EXERCISE AIM:
The listing beneath should be written out in full, exactly as shown.

PROVIDED MATERIAL:
- - -

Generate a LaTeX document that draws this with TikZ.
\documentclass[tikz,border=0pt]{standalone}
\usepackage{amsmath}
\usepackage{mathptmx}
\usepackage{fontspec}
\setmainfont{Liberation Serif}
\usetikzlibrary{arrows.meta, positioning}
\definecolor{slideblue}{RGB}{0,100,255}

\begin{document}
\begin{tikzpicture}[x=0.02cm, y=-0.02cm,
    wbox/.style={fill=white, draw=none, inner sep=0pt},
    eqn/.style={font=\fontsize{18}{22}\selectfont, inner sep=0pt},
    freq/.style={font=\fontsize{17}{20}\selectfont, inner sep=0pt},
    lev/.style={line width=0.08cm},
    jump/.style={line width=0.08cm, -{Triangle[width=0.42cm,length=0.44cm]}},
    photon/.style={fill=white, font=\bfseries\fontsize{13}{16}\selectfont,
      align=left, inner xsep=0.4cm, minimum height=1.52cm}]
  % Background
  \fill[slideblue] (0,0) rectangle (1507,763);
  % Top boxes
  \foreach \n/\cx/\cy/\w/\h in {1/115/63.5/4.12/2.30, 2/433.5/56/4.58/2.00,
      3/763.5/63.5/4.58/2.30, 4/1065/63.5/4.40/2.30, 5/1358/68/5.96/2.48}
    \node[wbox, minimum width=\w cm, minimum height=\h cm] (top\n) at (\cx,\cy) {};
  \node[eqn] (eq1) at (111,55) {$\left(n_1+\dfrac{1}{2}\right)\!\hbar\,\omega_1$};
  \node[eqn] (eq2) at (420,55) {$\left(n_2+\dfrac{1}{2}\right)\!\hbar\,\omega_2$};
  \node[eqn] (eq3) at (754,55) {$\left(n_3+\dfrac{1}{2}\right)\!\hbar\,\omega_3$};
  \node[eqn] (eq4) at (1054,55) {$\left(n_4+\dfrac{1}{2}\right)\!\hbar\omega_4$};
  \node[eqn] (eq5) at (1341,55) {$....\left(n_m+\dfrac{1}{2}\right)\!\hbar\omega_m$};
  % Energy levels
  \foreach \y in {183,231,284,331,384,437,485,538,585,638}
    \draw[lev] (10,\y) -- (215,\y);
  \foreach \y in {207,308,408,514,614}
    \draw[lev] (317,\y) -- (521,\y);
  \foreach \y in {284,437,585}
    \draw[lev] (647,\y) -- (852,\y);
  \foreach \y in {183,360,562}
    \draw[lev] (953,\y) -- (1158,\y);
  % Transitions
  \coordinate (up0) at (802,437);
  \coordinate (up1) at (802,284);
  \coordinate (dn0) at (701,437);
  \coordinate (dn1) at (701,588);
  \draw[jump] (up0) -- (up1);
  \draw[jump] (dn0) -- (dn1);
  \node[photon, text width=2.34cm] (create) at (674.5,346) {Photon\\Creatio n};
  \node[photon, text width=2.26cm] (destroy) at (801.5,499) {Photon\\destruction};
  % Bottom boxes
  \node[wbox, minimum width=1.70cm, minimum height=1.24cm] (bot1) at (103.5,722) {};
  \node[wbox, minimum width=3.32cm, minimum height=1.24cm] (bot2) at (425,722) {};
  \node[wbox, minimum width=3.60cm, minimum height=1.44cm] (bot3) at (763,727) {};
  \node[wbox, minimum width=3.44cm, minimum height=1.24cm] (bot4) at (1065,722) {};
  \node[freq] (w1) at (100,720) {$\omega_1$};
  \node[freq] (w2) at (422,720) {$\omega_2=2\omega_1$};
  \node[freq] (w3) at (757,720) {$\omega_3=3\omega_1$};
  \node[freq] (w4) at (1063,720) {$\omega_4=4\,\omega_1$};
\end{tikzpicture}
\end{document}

- - -

RESULT OF THE TASK:
Generate a LaTeX document that draws this with TikZ.
\documentclass[tikz,border=0pt]{standalone}
\usepackage{amsmath}
\usepackage{mathptmx}
\usepackage{fontspec}
\setmainfont{Liberation Serif}
\usetikzlibrary{arrows.meta, positioning}
\definecolor{slideblue}{RGB}{0,100,255}

\begin{document}
\begin{tikzpicture}[x=0.02cm, y=-0.02cm,
    wbox/.style={fill=white, draw=none, inner sep=0pt},
    eqn/.style={font=\fontsize{18}{22}\selectfont, inner sep=0pt},
    freq/.style={font=\fontsize{17}{20}\selectfont, inner sep=0pt},
    lev/.style={line width=0.08cm},
    jump/.style={line width=0.08cm, -{Triangle[width=0.42cm,length=0.44cm]}},
    photon/.style={fill=white, font=\bfseries\fontsize{13}{16}\selectfont,
      align=left, inner xsep=0.4cm, minimum height=1.52cm}]
  % Background
  \fill[slideblue] (0,0) rectangle (1507,763);
  % Top boxes
  \foreach \n/\cx/\cy/\w/\h in {1/115/63.5/4.12/2.30, 2/433.5/56/4.58/2.00,
      3/763.5/63.5/4.58/2.30, 4/1065/63.5/4.40/2.30, 5/1358/68/5.96/2.48}
    \node[wbox, minimum width=\w cm, minimum height=\h cm] (top\n) at (\cx,\cy) {};
  \node[eqn] (eq1) at (111,55) {$\left(n_1+\dfrac{1}{2}\right)\!\hbar\,\omega_1$};
  \node[eqn] (eq2) at (420,55) {$\left(n_2+\dfrac{1}{2}\right)\!\hbar\,\omega_2$};
  \node[eqn] (eq3) at (754,55) {$\left(n_3+\dfrac{1}{2}\right)\!\hbar\,\omega_3$};
  \node[eqn] (eq4) at (1054,55) {$\left(n_4+\dfrac{1}{2}\right)\!\hbar\omega_4$};
  \node[eqn] (eq5) at (1341,55) {$....\left(n_m+\dfrac{1}{2}\right)\!\hbar\omega_m$};
  % Energy levels
  \foreach \y in {183,231,284,331,384,437,485,538,585,638}
    \draw[lev] (10,\y) -- (215,\y);
  \foreach \y in {207,308,408,514,614}
    \draw[lev] (317,\y) -- (521,\y);
  \foreach \y in {284,437,585}
    \draw[lev] (647,\y) -- (852,\y);
  \foreach \y in {183,360,562}
    \draw[lev] (953,\y) -- (1158,\y);
  % Transitions
  \coordinate (up0) at (802,437);
  \coordinate (up1) at (802,284);
  \coordinate (dn0) at (701,437);
  \coordinate (dn1) at (701,588);
  \draw[jump] (up0) -- (up1);
  \draw[jump] (dn0) -- (dn1);
  \node[photon, text width=2.34cm] (create) at (674.5,346) {Photon\\Creatio n};
  \node[photon, text width=2.26cm] (destroy) at (801.5,499) {Photon\\destruction};
  % Bottom boxes
  \node[wbox, minimum width=1.70cm, minimum height=1.24cm] (bot1) at (103.5,722) {};
  \node[wbox, minimum width=3.32cm, minimum height=1.24cm] (bot2) at (425,722) {};
  \node[wbox, minimum width=3.60cm, minimum height=1.44cm] (bot3) at (763,727) {};
  \node[wbox, minimum width=3.44cm, minimum height=1.24cm] (bot4) at (1065,722) {};
  \node[freq] (w1) at (100,720) {$\omega_1$};
  \node[freq] (w2) at (422,720) {$\omega_2=2\omega_1$};
  \node[freq] (w3) at (757,720) {$\omega_3=3\omega_1$};
  \node[freq] (w4) at (1063,720) {$\omega_4=4\,\omega_1$};
\end{tikzpicture}
\end{document}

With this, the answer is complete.